_Written task_.
Scan the data below and pick out the lines containing the word "that".

_Data in this exercise_.
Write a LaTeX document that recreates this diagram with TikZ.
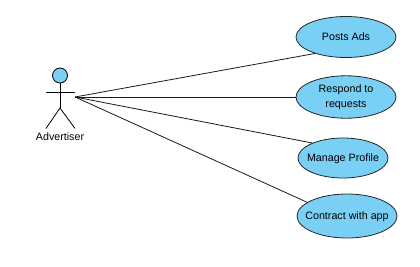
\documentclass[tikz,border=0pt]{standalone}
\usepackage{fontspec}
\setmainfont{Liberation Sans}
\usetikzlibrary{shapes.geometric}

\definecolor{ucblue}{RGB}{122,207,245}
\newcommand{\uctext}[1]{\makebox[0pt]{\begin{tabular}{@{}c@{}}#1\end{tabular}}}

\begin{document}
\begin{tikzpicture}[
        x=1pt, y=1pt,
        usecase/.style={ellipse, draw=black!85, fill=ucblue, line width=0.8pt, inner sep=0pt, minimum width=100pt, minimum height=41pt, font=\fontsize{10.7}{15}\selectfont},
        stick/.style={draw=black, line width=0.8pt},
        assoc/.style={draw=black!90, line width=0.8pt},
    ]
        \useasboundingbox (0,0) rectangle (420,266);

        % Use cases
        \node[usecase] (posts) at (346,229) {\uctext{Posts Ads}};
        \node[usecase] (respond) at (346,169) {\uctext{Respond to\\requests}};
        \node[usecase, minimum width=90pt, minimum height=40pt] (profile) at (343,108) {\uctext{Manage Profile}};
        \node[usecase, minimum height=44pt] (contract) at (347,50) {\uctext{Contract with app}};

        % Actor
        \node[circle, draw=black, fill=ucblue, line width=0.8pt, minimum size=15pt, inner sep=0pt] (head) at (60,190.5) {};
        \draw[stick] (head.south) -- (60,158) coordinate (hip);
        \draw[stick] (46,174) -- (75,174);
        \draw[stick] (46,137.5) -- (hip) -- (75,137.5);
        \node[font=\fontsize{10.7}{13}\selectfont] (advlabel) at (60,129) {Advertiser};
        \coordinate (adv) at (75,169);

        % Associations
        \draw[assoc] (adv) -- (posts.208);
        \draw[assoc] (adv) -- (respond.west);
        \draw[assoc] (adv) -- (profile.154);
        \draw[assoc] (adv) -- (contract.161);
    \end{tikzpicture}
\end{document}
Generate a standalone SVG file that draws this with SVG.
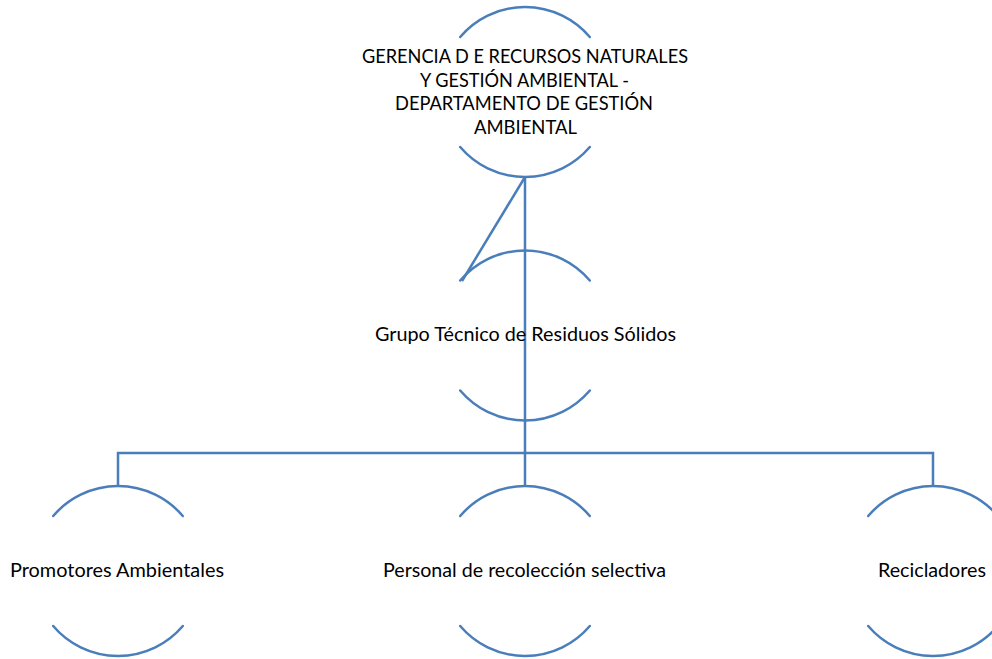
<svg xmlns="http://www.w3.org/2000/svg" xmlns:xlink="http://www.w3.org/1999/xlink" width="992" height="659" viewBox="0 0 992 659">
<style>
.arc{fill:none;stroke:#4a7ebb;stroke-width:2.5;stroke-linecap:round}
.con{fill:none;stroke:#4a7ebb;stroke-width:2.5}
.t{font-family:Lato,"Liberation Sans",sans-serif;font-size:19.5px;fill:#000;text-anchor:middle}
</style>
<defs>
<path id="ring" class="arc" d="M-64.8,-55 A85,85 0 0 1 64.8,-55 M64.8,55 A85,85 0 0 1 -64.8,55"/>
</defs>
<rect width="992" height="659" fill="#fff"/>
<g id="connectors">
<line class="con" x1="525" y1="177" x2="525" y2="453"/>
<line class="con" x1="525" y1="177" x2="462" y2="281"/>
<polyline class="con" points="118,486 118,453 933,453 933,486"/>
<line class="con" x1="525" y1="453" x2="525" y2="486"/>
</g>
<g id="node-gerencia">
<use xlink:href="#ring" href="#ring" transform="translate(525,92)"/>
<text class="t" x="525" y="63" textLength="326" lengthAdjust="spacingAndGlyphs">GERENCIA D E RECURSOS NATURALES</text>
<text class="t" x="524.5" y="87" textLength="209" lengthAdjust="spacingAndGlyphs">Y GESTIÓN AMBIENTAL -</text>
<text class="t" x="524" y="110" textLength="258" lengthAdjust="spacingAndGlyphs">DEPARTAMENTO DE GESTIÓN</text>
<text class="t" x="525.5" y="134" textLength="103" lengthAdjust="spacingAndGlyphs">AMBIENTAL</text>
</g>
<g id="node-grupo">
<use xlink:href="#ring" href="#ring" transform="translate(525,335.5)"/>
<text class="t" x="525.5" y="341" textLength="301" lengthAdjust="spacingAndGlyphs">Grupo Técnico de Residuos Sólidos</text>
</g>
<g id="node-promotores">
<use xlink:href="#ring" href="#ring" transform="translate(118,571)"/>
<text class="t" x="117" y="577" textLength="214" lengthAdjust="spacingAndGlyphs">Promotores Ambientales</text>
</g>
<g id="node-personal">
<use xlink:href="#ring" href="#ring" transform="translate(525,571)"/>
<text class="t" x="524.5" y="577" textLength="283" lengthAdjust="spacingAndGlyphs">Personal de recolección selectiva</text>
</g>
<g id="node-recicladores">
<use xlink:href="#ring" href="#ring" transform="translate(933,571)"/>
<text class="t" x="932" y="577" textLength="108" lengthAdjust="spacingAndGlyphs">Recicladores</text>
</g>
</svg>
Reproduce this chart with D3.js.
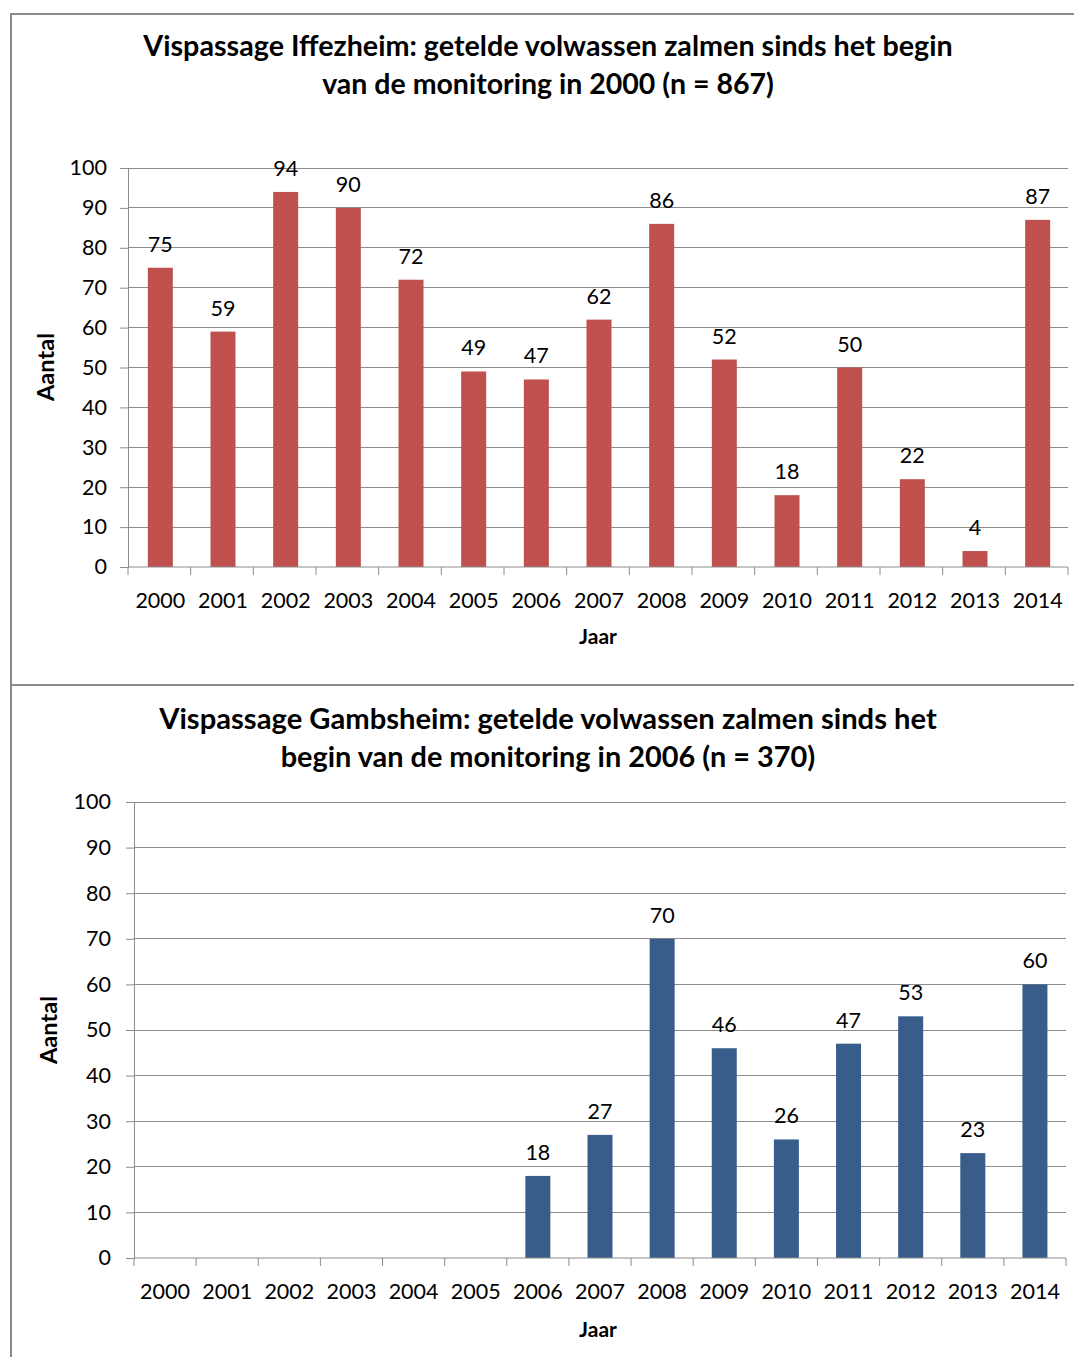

_Answer to the exercise_.
Write a LaTeX document that recreates this diagram with TikZ.
Generate a standalone SVG file that draws this with SVG.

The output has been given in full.